AIM: Word for word, transcribe the lines below and drop the pictures.

DATA:
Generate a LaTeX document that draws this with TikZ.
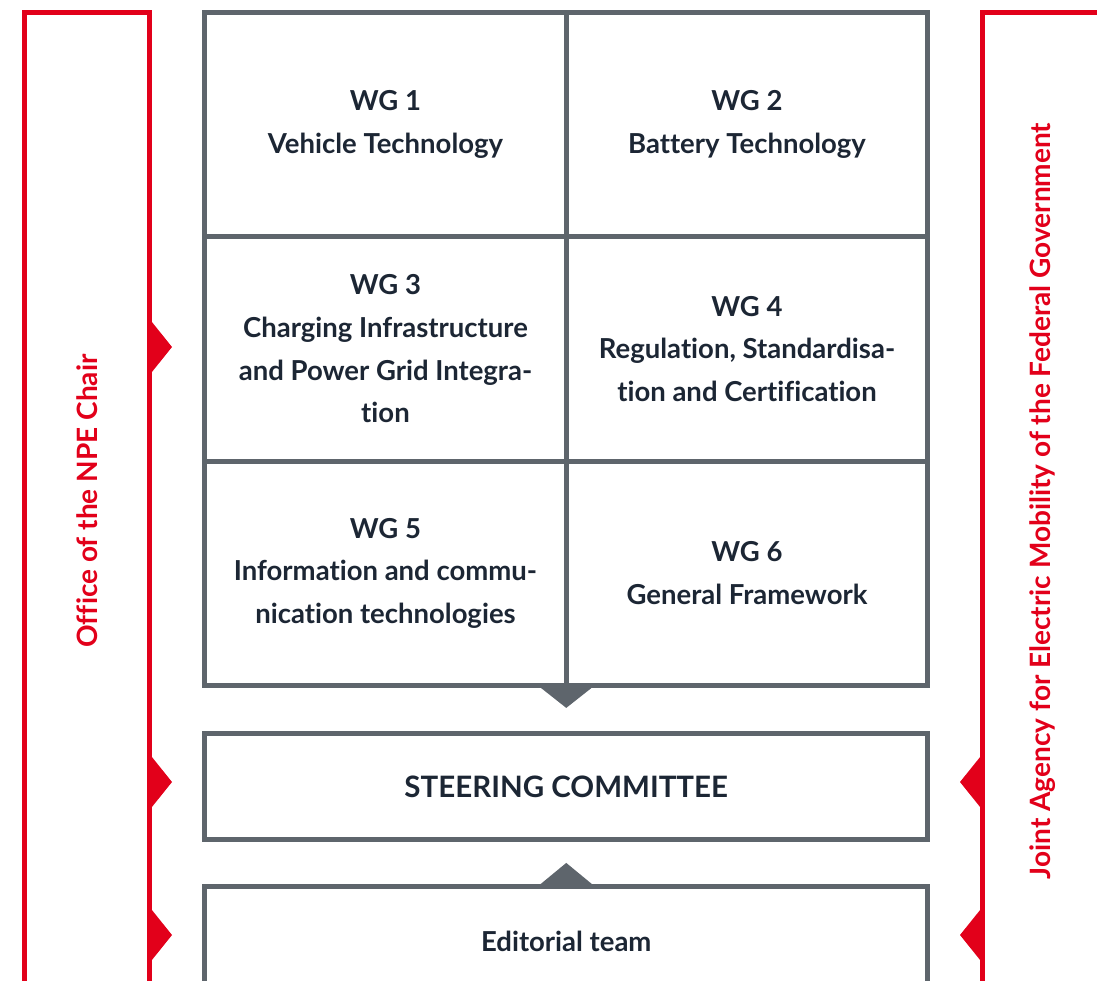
\documentclass[tikz,border=0pt]{standalone}
\usepackage{fontspec}
\setmainfont{Lato}[Ligatures=NoCommon]
\usetikzlibrary{positioning,calc}

\definecolor{npered}{HTML}{E2001A}
\definecolor{npegray}{HTML}{5E656C}
\definecolor{npetext}{HTML}{1C2634}

\def\cw{361.5pt}
\def\ch{224.3pt}
\tikzset{
	wgcell/.style={draw=npegray, line width=5pt, minimum width=\cw, minimum height=\ch,
		inner sep=0pt, outer sep=0pt, align=center, text=npetext,
		font=\fontsize{27.5}{42.7}\selectfont\bfseries},
	wgbox/.style={wgcell, minimum width=723pt},
	redframe/.style={draw=npered, line width=5pt},
	sidelabel/.style={rotate=90, text=npered, font=\fontsize{28}{32}\selectfont\bfseries}
}

\begin{document}
\begin{tikzpicture}[x=1pt,y=-1pt]
		\useasboundingbox (0,0) rectangle (1097,980);
		\clip (0,0) rectangle (1097,980);
		% red frames
		\draw[redframe] (24.5,1010) |- (149.5,12.5) -- (149.5,1010);
		\draw[redframe] (982.5,1010) |- (1130,12.5);
		\node[sidelabel] (office) at (87,501) {Office of the NPE Chair};
		\node[sidelabel] (agency) at (1043,501) {Joint Agency for Electric Mobility of the Federal Government};
		% working groups
		\node[wgcell] (wg1) at (385.5,124.65) {WG 1\\Vehicle Technology};
		\node[wgcell, right=0pt of wg1] (wg2) {WG 2\\Battery Technology};
		\node[wgcell, below=0pt of wg1] (wg3) {WG 3\\Charging Infrastructure\\and Power Grid Integra-\\tion};
		\node[wgcell, below=0pt of wg2] (wg4) {WG 4\\Regulation, Standardisa-\\tion and Certification};
		\node[wgcell, below=0pt of wg3] (wg5) {WG 5\\Information and commu-\\nication technologies};
		\node[wgcell, below=0pt of wg4] (wg6) {WG 6\\General Framework};
		\node[wgbox, minimum height=106pt, below=48pt of wg5.south east, font=\fontsize{29.5}{34}\selectfont\bfseries] (steering) {STEERING COMMITTEE};
		\node[wgbox, minimum height=120pt, below=47pt of steering] (editorial) {};
		\node[text=npetext, font=\fontsize{27.5}{32}\selectfont\bfseries] (editlabel) at ($(editorial.north)+(0,55)$) {Editorial team};
		% gray pointers
		\fill[npegray] ($(wg5.south east)+(-28.5,0)$) -- ($(wg5.south east)+(28.5,0)$) -- ($(wg5.south east)+(0,22.5)$) -- cycle;
		\fill[npegray] ($(editorial.north)+(-28.5,0)$) -- ($(editorial.north)+(28.5,0)$) -- ($(editorial.north)+(0,-23.5)$) -- cycle;
		% red pointers
		\foreach \y in {347,782,935}
			\fill[npered] (149.5,\y-28) -- (172,\y) -- (149.5,\y+28) -- cycle;
		\foreach \y in {782,935}
			\fill[npered] (982.5,\y-28) -- (960,\y) -- (982.5,\y+28) -- cycle;
	\end{tikzpicture}
\end{document}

RESPONSE:
Generate a LaTeX document that draws this with TikZ.
\documentclass[tikz,border=0pt]{standalone}
\usepackage{fontspec}
\setmainfont{Lato}[Ligatures=NoCommon]
\usetikzlibrary{positioning,calc}

\definecolor{npered}{HTML}{E2001A}
\definecolor{npegray}{HTML}{5E656C}
\definecolor{npetext}{HTML}{1C2634}

\def\cw{361.5pt}
\def\ch{224.3pt}
\tikzset{
	wgcell/.style={draw=npegray, line width=5pt, minimum width=\cw, minimum height=\ch,
		inner sep=0pt, outer sep=0pt, align=center, text=npetext,
		font=\fontsize{27.5}{42.7}\selectfont\bfseries},
	wgbox/.style={wgcell, minimum width=723pt},
	redframe/.style={draw=npered, line width=5pt},
	sidelabel/.style={rotate=90, text=npered, font=\fontsize{28}{32}\selectfont\bfseries}
}

\begin{document}
\begin{tikzpicture}[x=1pt,y=-1pt]
		\useasboundingbox (0,0) rectangle (1097,980);
		\clip (0,0) rectangle (1097,980);
		% red frames
		\draw[redframe] (24.5,1010) |- (149.5,12.5) -- (149.5,1010);
		\draw[redframe] (982.5,1010) |- (1130,12.5);
		\node[sidelabel] (office) at (87,501) {Office of the NPE Chair};
		\node[sidelabel] (agency) at (1043,501) {Joint Agency for Electric Mobility of the Federal Government};
		% working groups
		\node[wgcell] (wg1) at (385.5,124.65) {WG 1\\Vehicle Technology};
		\node[wgcell, right=0pt of wg1] (wg2) {WG 2\\Battery Technology};
		\node[wgcell, below=0pt of wg1] (wg3) {WG 3\\Charging Infrastructure\\and Power Grid Integra-\\tion};
		\node[wgcell, below=0pt of wg2] (wg4) {WG 4\\Regulation, Standardisa-\\tion and Certification};
		\node[wgcell, below=0pt of wg3] (wg5) {WG 5\\Information and commu-\\nication technologies};
		\node[wgcell, below=0pt of wg4] (wg6) {WG 6\\General Framework};
		\node[wgbox, minimum height=106pt, below=48pt of wg5.south east, font=\fontsize{29.5}{34}\selectfont\bfseries] (steering) {STEERING COMMITTEE};
		\node[wgbox, minimum height=120pt, below=47pt of steering] (editorial) {};
		\node[text=npetext, font=\fontsize{27.5}{32}\selectfont\bfseries] (editlabel) at ($(editorial.north)+(0,55)$) {Editorial team};
		% gray pointers
		\fill[npegray] ($(wg5.south east)+(-28.5,0)$) -- ($(wg5.south east)+(28.5,0)$) -- ($(wg5.south east)+(0,22.5)$) -- cycle;
		\fill[npegray] ($(editorial.north)+(-28.5,0)$) -- ($(editorial.north)+(28.5,0)$) -- ($(editorial.north)+(0,-23.5)$) -- cycle;
		% red pointers
		\foreach \y in {347,782,935}
			\fill[npered] (149.5,\y-28) -- (172,\y) -- (149.5,\y+28) -- cycle;
		\foreach \y in {782,935}
			\fill[npered] (982.5,\y-28) -- (960,\y) -- (982.5,\y+28) -- cycle;
	\end{tikzpicture}
\end{document}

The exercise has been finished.